My friend and I proceeded to explore the rest of the gallery, enjoying the paintings and photographs that they had. I liked this variation in mediums to showcase artists' work, from paintings to photographs to digital displays. They had a lovely range of paintings in different sizes too, which I liked. Overall, it was a really nice visit and easy to see the whole gallery in about an hour!


The National Portrait Gallery is one of the unmissable when you're visiting London. Located next to the National Gallery, this small gem has an amazing collection of portraits of historically important and famous British people from The Tudors to the modern times. Every section is organised chronologically which makes very easy to follow and associate portraits to key historical moments. The visit is about 1h/1h30 unless you have tickets for one of temporary exhibitions. Definitely a must see!

London's best kept secret. It's not packed out with eminent Victorians (though it does have a few). You're greeted by photographs and paintings of people in the news today. There's even a video of David Beckham sleeping! I love the annual portrait and photographic competitions. Never agree with the judges but always find things that I love


Sometimes the best things in life ARE free! How amazing to see such famous paintings. Tudors, Stuart's, Victorian, along side modern. Whether you have hours or just a little time, it's well worth stopping in! Staff were extremely friendly and engaged with enthusiasm when I asked a question.

I adore the permanent collection here, and especially the 20th/21st century collection - it's like stepping into an edition of Hello curated by intellectuals and created by the best artists around.

I went after work on a late night Thursday opening  - there was a live progressive house DJ which reverberated around the 19 century galleries - I had a skip in my walk!  I really loved the Tudor section because of the infamous King Henry 8th and his many wife's - I felt that I intimately got acquainted with them all.  It was also fascinating to see and learn more about the various different 19 / 20th century scientists, traders, explorers and romantics - all people that shaped the western world we live in today.   I will be visiting again as two hours was not enough!  


Enjoyable few hours in London. There are a variety of portraits, not all typical 'old-fashioned' ones - there are even some of Kate Middleton and the newer generation.


A magnificent collection of art, covering a whole range of periods and styles, the National Portrait Gallery has its unique place in London’s art galleries. There is something so personal about a portrait. It’s an art form that connects like no other. I recently went to see this year’s BP Portrait Award exhibition and it’s always an uplifting experience. It’s very reassuring to know that, even in this age of digital imagery, there are still artists out there who can paint in the traditional medium, demonstrating outstanding ability and talent. 

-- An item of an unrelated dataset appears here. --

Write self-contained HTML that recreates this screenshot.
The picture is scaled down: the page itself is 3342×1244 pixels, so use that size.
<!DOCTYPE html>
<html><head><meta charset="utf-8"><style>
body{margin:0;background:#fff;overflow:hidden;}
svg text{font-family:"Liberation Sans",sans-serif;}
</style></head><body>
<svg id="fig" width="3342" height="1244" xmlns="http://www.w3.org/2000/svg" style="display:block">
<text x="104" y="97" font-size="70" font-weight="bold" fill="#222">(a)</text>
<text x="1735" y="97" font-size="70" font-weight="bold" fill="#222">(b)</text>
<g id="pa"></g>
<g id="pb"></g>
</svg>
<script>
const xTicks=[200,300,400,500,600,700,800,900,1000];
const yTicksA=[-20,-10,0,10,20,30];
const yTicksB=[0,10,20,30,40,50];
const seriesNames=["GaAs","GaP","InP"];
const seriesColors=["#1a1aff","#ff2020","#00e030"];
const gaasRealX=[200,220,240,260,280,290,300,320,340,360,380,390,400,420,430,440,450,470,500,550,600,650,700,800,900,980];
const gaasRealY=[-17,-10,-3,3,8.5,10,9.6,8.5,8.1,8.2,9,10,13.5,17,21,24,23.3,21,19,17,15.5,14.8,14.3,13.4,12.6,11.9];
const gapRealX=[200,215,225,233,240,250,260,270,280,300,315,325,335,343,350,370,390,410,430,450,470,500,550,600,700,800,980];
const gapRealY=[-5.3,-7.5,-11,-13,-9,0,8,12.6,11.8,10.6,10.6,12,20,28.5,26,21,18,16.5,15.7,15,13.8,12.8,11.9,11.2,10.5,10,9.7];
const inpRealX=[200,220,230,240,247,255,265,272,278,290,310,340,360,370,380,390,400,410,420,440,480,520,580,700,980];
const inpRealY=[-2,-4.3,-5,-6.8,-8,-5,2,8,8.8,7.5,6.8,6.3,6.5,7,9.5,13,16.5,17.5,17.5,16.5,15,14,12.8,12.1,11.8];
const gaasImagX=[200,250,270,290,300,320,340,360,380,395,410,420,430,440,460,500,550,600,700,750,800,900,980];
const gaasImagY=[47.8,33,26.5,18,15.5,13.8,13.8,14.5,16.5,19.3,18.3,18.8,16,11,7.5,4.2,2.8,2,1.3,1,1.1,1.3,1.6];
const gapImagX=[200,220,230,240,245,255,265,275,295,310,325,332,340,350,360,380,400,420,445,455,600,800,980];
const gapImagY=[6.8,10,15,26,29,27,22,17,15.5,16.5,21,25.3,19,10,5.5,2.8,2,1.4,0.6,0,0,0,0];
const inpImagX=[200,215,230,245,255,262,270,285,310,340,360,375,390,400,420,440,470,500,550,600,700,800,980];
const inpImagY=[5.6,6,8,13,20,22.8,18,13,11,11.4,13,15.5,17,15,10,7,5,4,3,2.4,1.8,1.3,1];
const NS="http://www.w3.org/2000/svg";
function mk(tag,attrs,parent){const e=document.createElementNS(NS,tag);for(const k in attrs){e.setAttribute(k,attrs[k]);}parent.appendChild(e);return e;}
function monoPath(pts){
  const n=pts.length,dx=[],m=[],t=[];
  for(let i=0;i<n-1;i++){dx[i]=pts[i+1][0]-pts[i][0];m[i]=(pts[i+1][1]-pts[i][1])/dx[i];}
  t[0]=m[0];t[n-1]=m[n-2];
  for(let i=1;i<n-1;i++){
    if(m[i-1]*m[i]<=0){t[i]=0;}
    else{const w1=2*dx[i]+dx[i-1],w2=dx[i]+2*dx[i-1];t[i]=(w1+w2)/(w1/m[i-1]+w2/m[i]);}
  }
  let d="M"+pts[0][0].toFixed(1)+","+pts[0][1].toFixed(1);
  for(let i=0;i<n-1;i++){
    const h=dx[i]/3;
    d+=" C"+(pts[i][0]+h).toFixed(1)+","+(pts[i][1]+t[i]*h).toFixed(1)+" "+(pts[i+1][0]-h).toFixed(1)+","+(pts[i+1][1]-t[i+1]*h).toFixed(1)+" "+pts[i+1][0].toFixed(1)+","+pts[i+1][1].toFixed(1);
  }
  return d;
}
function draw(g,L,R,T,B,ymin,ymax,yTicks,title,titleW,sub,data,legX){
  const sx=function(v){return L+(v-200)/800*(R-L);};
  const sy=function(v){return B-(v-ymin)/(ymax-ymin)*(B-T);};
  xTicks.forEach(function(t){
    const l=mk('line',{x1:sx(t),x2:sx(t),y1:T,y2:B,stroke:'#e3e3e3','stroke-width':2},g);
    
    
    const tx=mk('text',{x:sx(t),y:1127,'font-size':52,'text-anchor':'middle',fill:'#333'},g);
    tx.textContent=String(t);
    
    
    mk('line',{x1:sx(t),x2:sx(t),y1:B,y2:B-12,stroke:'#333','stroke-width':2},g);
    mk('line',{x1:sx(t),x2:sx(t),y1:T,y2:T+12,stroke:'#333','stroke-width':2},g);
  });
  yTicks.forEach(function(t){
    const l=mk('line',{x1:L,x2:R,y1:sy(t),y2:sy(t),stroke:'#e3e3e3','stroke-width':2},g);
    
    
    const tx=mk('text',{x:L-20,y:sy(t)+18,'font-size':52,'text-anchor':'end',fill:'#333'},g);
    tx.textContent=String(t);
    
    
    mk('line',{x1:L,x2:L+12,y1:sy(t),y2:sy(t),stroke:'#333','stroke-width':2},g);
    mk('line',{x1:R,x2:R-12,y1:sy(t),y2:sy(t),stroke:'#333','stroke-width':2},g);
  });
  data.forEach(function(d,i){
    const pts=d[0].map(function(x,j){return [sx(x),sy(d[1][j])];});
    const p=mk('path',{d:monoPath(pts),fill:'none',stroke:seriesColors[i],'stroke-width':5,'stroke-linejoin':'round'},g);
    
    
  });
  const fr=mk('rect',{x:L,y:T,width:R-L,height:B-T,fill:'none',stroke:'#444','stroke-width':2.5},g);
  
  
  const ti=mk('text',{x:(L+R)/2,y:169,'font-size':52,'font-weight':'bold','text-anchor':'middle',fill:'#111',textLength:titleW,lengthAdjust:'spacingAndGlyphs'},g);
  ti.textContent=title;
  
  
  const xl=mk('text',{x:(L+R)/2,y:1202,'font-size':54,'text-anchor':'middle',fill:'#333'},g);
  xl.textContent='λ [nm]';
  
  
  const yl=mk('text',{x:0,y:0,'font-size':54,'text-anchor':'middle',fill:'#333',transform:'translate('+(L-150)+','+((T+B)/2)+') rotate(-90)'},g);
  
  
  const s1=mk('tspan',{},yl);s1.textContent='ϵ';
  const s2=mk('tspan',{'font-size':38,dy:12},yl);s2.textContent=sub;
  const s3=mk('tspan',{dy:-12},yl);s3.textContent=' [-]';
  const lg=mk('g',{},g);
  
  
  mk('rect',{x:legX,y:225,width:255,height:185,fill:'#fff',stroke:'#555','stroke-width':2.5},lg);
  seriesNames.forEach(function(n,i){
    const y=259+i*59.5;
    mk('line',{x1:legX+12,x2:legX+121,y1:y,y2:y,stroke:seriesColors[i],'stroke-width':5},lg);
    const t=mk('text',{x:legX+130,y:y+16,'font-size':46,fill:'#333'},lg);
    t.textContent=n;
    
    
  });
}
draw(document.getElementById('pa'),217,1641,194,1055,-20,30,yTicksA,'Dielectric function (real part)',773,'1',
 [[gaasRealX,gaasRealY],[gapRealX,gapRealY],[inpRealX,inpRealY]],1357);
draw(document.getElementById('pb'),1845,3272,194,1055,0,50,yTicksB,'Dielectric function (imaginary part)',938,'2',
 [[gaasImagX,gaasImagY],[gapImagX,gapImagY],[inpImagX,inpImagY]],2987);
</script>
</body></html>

The gallery opens late every Thursday and Friday evening until 9:00pm (known as The Late Shift) and, as well as providing an opportunity to view the current exhibition on show, also hosts live music performances and talks. There’s also a bar if you fancy relaxing with a drink and one of my favourite Late Shift offerings are the drop-in drawing sessions, where free drawing materials are provided for you to try your hand at drawing one of the many paintings or sculptures scattered around the various galleries. There are always scores of people spread out on fold-up chairs or on the floor, engrossed in their chosen subject. It’s a lovely, quiet and relaxing alternative to a loud and noisy pub on a Thursday or Friday evening and a great opportunity to get the creative artistic juices flowing. Perfect for the upcoming colder and darker evenings.


In the middle of London's tourist hubbub is this beautiful oasis of calm. I work close by and pop in if I need some quiet and head space. I keep discovering new favourites. Every year, without fail, I visit the portrait artist of the year exhibition, normally more than once. I do not possess any artist talent so I am always in awe of the level of incredible talent of my fellow humans. The portraits of the Compton cricket club are my current favourites but I am sure that will change on my next visit. 


Like a sanctuary of calm, the National Portrait Gallery sits handsomely among the pigeons, tourists and floating Yoda's of Trafalgar Square. Boasting world class galleries, it's the perfect place to duck into and transport yourself to different corners of both the globe & history through breathtaking pieces of art and, until October 18th, it's also the home of an exhibition depicting the many faces and characters of the altogether lovely Audrey Hepburn. 

Ethereal & elegant, the 70+ photos beautifully illustrate her life both public, as the chic, gamine yet playful silver screen heroine of films such as 'Funny Face' and 'Breakfast at Tiffany's' and private, as a mother, wife and philanthropist, and while stills of her draped in the iconic fashions of the 50's & 60's made me long for both her wardrobe and her cheekbones, it was the last few photos of her, make-up free and natural during a UNICEF trip to Sudan that stayed with me long after we had left.

Get there as early as you can because whilst the images are nicely laid throughout several large rooms, the ticket-holders only queue was building up by the time we left. Arriving, as we did, in the first time slot of 10.30am means that you'll be able to take your time viewing the photos without the head bobbing and tiptoe weaving that can sometimes be the case in exhibits like this. 

Moments after stepping back into the outside world, you'll be carried away into the frenetic pace of London life so if you've ever been swept up in the doe eyed gaze of Ms. Audrey or have an interest in photography or simply enjoy spending an hour in a different world, the National Portrait Gallery should find itself top of your summer 2015 London hit-list.

One of my favorite places in London. The National Portrait Gallery is a must see for all art lovers.

I particularly enjoy the BP Portrait Competition. Some of the best contemporary painters take part and the quality of the work submitted is superb!

A must on any trip to London, the National Portrait Gallery houses an incredible collection of portraits. Every time I visit I find something new and intriguing amongst the thousands of paintings, drawings, sculptures and photographs of subjects from Anne Boleyn to Rio Ferdinand. It is free to enter but I would definitely the café as the food is excellent and great value for the city centre.